Representatives of Mumia Abu-Jamal’s family confirmed Tuesday that the man serving out a life sentence for the 1981 killing of a Philadelphia policeman was rushed to the intensive care unit of a Pennsylvania hospital Monday night. The family recently disclosed information about the condition of Abu-Jamal, whose murder case has sparked international interest and speculation about the merits of the charges for three decades.

Noelle Hanrahan, a spokeswoman for Prison Radio, a watchdog publication on criminal justice and the corrections industry, said Abu-Jamal’s wife, Wadiya Jamal, had been allowed into his hospital room late Tuesday morning. Reached by phone at the Schuylkill Medical Center in Pottsville, Hanrahan also said the prison had limited visitation and was unsure if the prisoner’s brother and lawyer would be allowed to see him.

Tuesday afternoon, outside of the hospital, Wadiya Jamal told the Philadelphia Inquirer that her husband fainted on Monday in prison due to a diabetic condition. His blood sugar level was very high and remained at more than 300 on Tuesday afternoon, she said, adding that her husband was "very weak."

Hanrahan said officials at the State Corrections Institution at Mahanoy were not allowing non-immediate family members access to Abu-Jamal’s doctors and nurses. A secretary to the prison superintendent verified his visitation limitations, but prison officials did not release information about his condition. However, “he’s very sick,” Hanrahan told the International Business Times.

Abu-Jamal, 60, whose birth name is Wesley Cook, was convicted in 1982 in the killing of Philadelphia Police Officer Daniel Faulkner. After initially being sentenced to death for the Dec. 9, 1981, slaying, Abu-Jamal’s punishment was reduced to life in prison without parole in 2011, concluding a decades-long appeals process that generated intense international interest in the case.

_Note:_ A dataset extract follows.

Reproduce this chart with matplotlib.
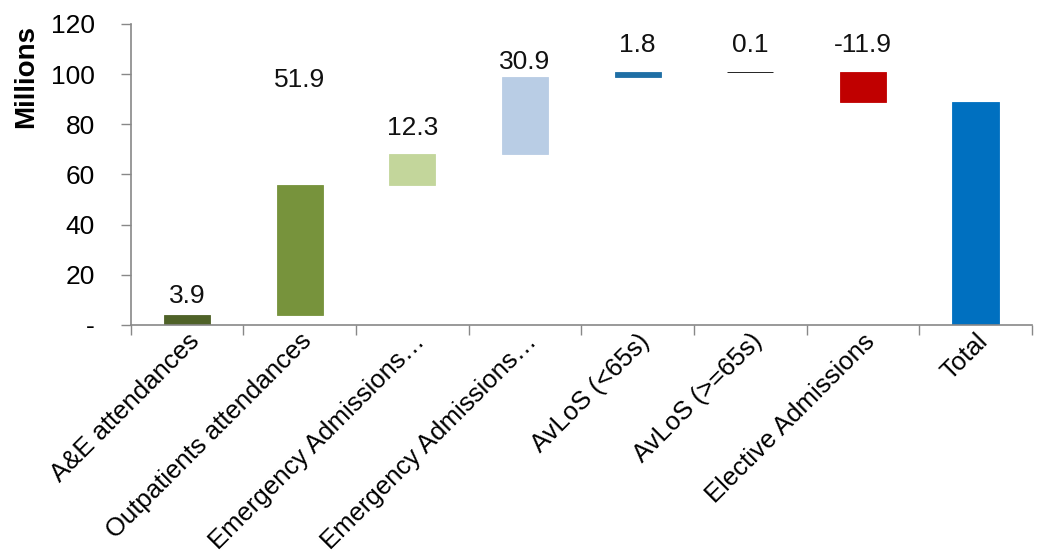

A former radio journalist and member of the Black Panther Party, Abu-Jamal has maintained his innocence in Faulkner’s murder through popular writings, radio broadcasts, public addresses telecast from prison and a book he penned that was released during his imprisonment. Abu-Jamal represented himself in the trial until a lawyer was appointed by the court in 1982. In his defense, the attorney presented character witnesses who disputed the prosecution's theories that Abu-Jamal’s affiliation with the Black Panthers and with an anti-police brutality activist group was proof of his hatred of police.

Prosecutors said Abu-Jamal, a cab driver at the time, had tried to interfere when Faulkner stopped his brother, first shooting Faulkner in the back and then firing several more fatal shots, according to multiple accounts of case. Abu-Jamal’s brother, William Cook, was traveling with a passenger, Kenneth Freeman, whom many of Abu-Jamal’s supporters believe was the shooter responsible for Faulkner’s death. That theory has not been considered in court as, despite a 30-year appeals process, a retrial of the case has not been allowed.

While Abu-Jamal’s murder conviction has been upheld by a federal appeals court, the U.S. Supreme Court ordered the death sentence be vacated because of concerns about the fairness in the sentencing process. After a lower appeals court affirmed the Supreme Court decision, Abu-Jamal was allowed to leave death row in 2012.